The 37-year-old pulled out of the £3.3 million Alfred Dunhill Links Championship after 11 holes of his second round at Kingsbarns, where he’d struggled to the turn in 42.

“Unfortunately I had to retire again with an ongoing wrist injury,” wrote Doak later on Twitter, having suffered a similar fate in last week’s Porsche European Open in Germany.

The week before that, he didn’t finish the opening two rounds of the Italian Open either after mistakenly disqualifying himself thinking he had played the wrong type of ball.

Since graduating from the Challenge Tour in 2012, Doak had delivered the goods in the Dunhill Links when his back was against the wall, finishing 20th and fifth in the last two years as he held on to his card.

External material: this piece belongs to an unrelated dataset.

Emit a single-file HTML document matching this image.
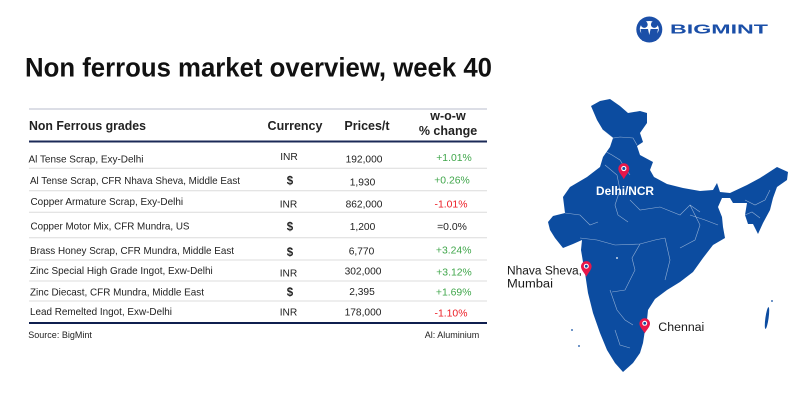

Lying 156th in the Race to Dubai coming into this week’s event and with only three more after it, the former Tartan Tour No.1 needed another big week in his bid to climb into the top 110.

But this latest premature exit has now left Doak facing a mountain to climb with only the British Masters, Portugal Masters and Hong Kong Open left to try and save himself.

Also battling to hang on to his card, Cockburnspath-based David Drysdale, was left bemoaning a switch in wind direction as he dropped three shots in the final three holes 
in his second round at Carnoustie.

“I’m not happy just now,” declared Drysdale after signing for a level-par 72 to sit on four-under-par – seven shots behind joint-leaders Jimmy Mullen and Anthony Wall.

“The last five holes just played completely differently. I had to hit driver, 3-wood at 14 and driver, 3-iron at 15. We should have had those holes downwind, but the wind completely switched on the 13th tee.”

Similarly affected as he shot the same score to sit on five-under, Stephen Gallacher said of the Angus course: “It was a beast today.”